Presumably, fierce competition between the two presidential candidates “should make it possible to choose the more worthy of them – or, if both prove unsuitable, a third person could be chosen.”

As Kamyshin points out, this choice isn’t being offered to all Russian citizens, “just to the one and only voter” whose opinion has any significance.

Still, as Moskovskie Novosti points out, the “direct successor” model has emerged in Russia only due to the lack of political self-organization in Russian society: that is, the lack of parties.

United Russia isn’t a ruling party. It’s only a function of the Kremlin, where real power is concentrated: “The true ruling class is behind the ancient walls of the Kremlin.”

The All-Russian Public Opinion Research Center (VTsIOM) has done a poll about the role of the media in Russian society. As the Vremya Novostei newspaper reports, ordinary citizens don’t take anough interest in the political kitchen, party membership numbers, or party events.

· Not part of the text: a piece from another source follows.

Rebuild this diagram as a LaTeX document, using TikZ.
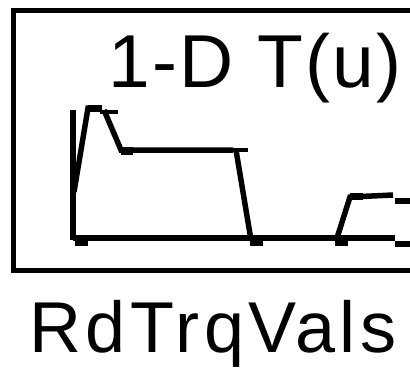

In Russia, the niche of political parties is mostly filled by television, followed by other media.

VTsIOM chief analyst Leontii Byzov: “Mass support and mass attitudes are basically determined by what the electronic media say. The present regime grasped this circumstance, and in exercising control over the media, it also controls public moods to a substantial degree.

As VTsIOM found yet again, respondents trust the media more than any other institution apart from the president; far more than they trust politicians, parties, or non-governmental organizations. It’s quite obvious, says Byzov in his article for Vremya Novostei, that the Russian media’s support for the regime’s actions and their creation of a positive image for the regime are interlinked phenomena.

The pollsters even draw the conclusion that the electronic media, far more than any other institution, provide “real unity for the values and information of Russian citizens, uniting them into a virtual political nation.”

Naturally, a society that exists politically only in virtual reality would have to be favorably impressed by the regime’s virtual plans, so convincingly presented on television.

And it doesn’t matter all that much who ends up being the successor; what’s important is that he should look good.

But people learn that very quickly these days.